By Julia Gifford on April 7th, 2016 – Reading time: 5 minutes
Basics of graphics
To get started, here are some general rules of thumb to keep in mind when thinking about printfiles:
Max. printing area: 12×16 inches, with exceptions (see below).
DPI: Files have to be a minimum of 150 dpi (digital pixels per inch). If the dpi is higher, we can expand the image. Any lower and the image will be put on hold.
Best format for submitting files: .png
Worst format for submitting files: Adobe Illustrator files
File & image size is the top offender
One of the most common issues is with the size of either the file itself or the image you’re printing.
File size – the guidelines are key!
Our graphics department says that 80% of hold issues could be solved if the printfile guidelines were followed. Why? Because there are exceptions to standard printing sizes for different models, cuts, and sizes of shirts. Here are some of the main transgressions in regard to file size exceptions:
The standard printing area men’s or unisex t-shirts is 12×16”, except for men’s XS, which is 10×12”.
The standard printing area for women’s t-shirts is 10×12”, except for women’s XL and larger, which is 12×16”.
Image quality and size
One of the most common issues is submitting a low-quality image, or an image that is too small to be qualitatively scaled up.
It might look fine on your screen when it’s only a few inches wide. However when the image is printed out on a real life t-shirt, the image also turns out to only be a few inches wide, meaning that it looks tiny in comparison to the life-sized t-shirt. Make sure the image you’re submitting is actual size, and that it reflects how big you actually want it on your garment.
If we do print out the unqualitative image, then it will be blurred, stretched and the edges will be pixelated. Generally not what high-quality online stores should be aiming for. All images should be submitted in no less than 150 dpi, however if your image has fine details, we suggest submitting the image at 300 dpi. So that in the case that you’re printing on dark garments, the white underbase won’t be visible.

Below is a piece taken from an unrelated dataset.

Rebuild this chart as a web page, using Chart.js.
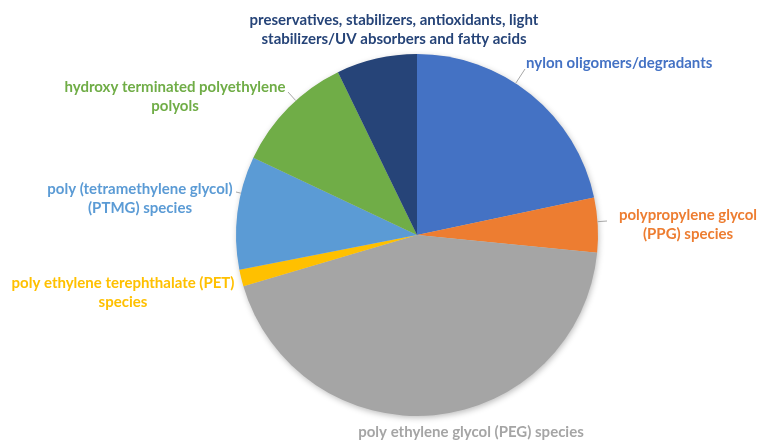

However, keep in mind that even 300dpi does not guarantee a quality print, especially if the artwork is being printed on a dark garment – some of the white under-base may still be showing.
Tip: To quickly find out if your image is large enough to be printed in a good quality, upload it to the mockup generator and see if you can scale it to the desired size.
Insufficient information leads to mistakes
Sometimes ambiguous orders come through. For example a design comes in at 6×6 inches (looks pretty small on a t-shirt), but in a high quality resolution (300 dpi). We don’t know if it should be printed in the 6×6 size, or if it should be expanded to full size (12” in width).
Note: with the resolution of 300dpi we can generally double the size of your image – this means it will be printed at 150dpi. However, if you want to keep the resolution at 300dpi, we suggest adjusting the actual file size. Communication is key – make sure to add mockup images and/or printing notes to get what you had intended.
File formatting for most accurate printing
We suggest submitting your printfiles in .png or .jpg. You should avoid PDF files, Illustrator files, and vector files as they don’t always convert properly (they end up printing hidden layers, or there can be missing fonts).
When going for a “glow” effect, don’t use the transparency function (aka lower the opacity) in photoshop. When it’s printed out, it will look like a bunch of polka dots due to the white underbase that’s applied underneath. On lighter garments, prints will come out a lot more concentrated that you might have intended since printers don’t always recognize transparencies and will print them as solid colors.
To avoid this result, use half-toning to achieve the same “glow” effect.
Removing background images
Always remove the backgrounds. Even if you’re printing on a white garment and you think it’ll be fine if you leave the white background – don’t. Although your graphic is being printed on a white garment, the white background may actually cause the print to appear slightly muddy and blurry.